The 60/40 third row seat folds flat, with a power button located in the cargo space. There's 16.6 cubic feet of space with the third row up, an outer-space-like 95.1 cubic feet with both rows down. The space is as big as a queen bed. We mean it. We actually did carry a disassembled queen-sized bed and mattress back there; the mattress had to be bent just a bit to get it in, but then it fell pretty much flat. We had room for a short palm tree on the rear floor.
From the driver's seat, we liked the way-high seating position, and the clean gauges with luminescent white lighting. Clean graphics make instruments easy to read. Between the big tach and speedo there's a window with a small amount of digital information, though not enough: temperature, odometer and transmission gear. Far less expensive cars offer travel and fuel mileage here.
The QX56 travel and fuel information is on the 8-inch touch-screen at the top of the center stack. You have to reach way over there and select the info from the menu, a distraction that compromises safety while driving. Worse, the Back button on the touch-screen menu, which you use a lot because of all the trial and error, is located at the top right of the screen, the biggest stretch of all. We don't like it.
Another thing we don't like is that the radio can't be tuned while the car is moving. Seventy-eight thousand dollars for a car that makes you pull over and stop every time you want to change the radio station. Well, it could be tuned between satellite radio categories, and preset stations, but not to selected new stations. The Direct Tune button is blacked out on the radio while the car is moving. There might be a sly way around it, but it won't be easy and it should be.
We liked the voice in the navigation voice guidance, it sounded clear and intelligent. But on the screen itself, some things were too small to read, for example the speed limit sign, whose icon is about the size of a postage stamp. Also the numbers for miles to destination, and other things. Our passenger, a 14-year-old super geek named Zeke, took one look at the navigation display and the way its functions were accessed, and pronounced it outdated.
We didn't like the display for the rearview camera either. Infiniti brags about its 360-degree feature, but all we know is that even though we were paying close attention, we still backed (gently) into a pole one drizzly night, because the view didn't show the pole very well and the warning beep came too late. Our $3,000 Technology Package gave us MOD (Moving Object Detection), so maybe if the pole had been moving the camera would have seen it sooner.

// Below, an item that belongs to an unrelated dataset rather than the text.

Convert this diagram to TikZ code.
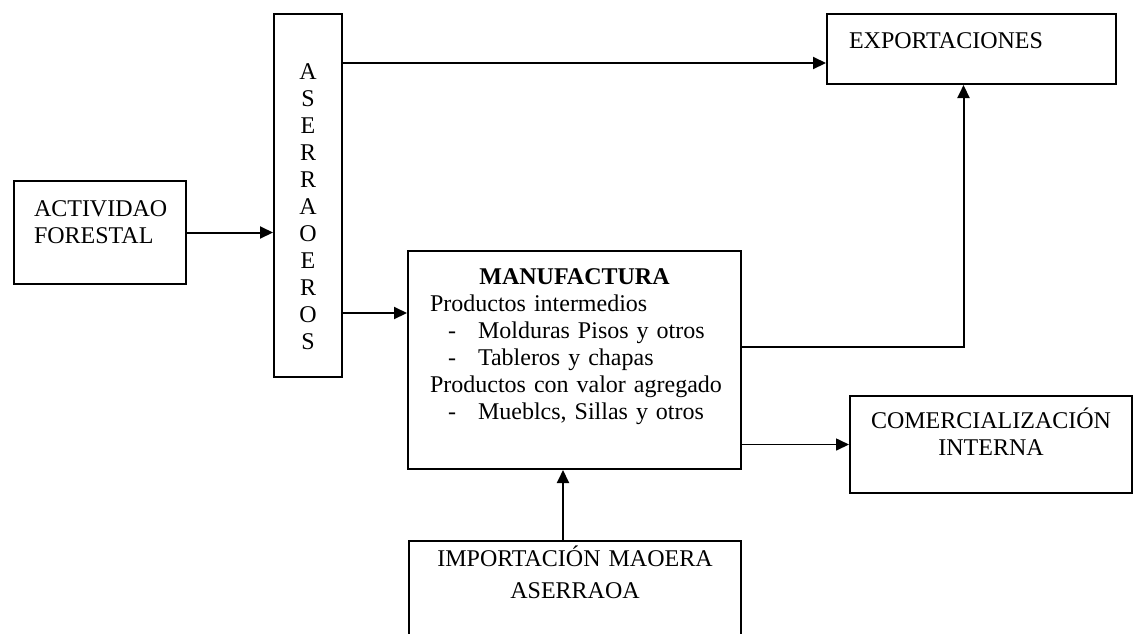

Speaking of beeps, the car warned us of something, every time we parked and took the key out, and we have no idea why. Maybe it was telling us we were parking and taking the key out.
You might tell us to go read the manual. We tried. We always do. We've found that the more expensive the car, the thicker the manual; the thicker the manual, the more confused it is. It did tell us that there are nine cupholders and four bottle holders in the door pockets.
The dashboard is shaped like a huge arc, leaving no flat tray up there, but it looks okay. Our interior was two-tone leather, brown and wheat, and so was the dash, with Mocha Burl trim as part of our Deluxe Touring Package. The center console is a big wide well, only one compartment, because it slides forward a few inches for an ergonomic armrest. The classic Infiniti analog clock is harder to read than a digital.
Our $3100 Theater Package gave us two 7-inch color monitors and wireless headphones with remote control for DVD watching in the front headrests, and the $4650 Deluxe Touring Package provided the 15-speaker Bose Cabin Surround sound system. Back seat passengers can watch movies while front seat passengers can listen to music.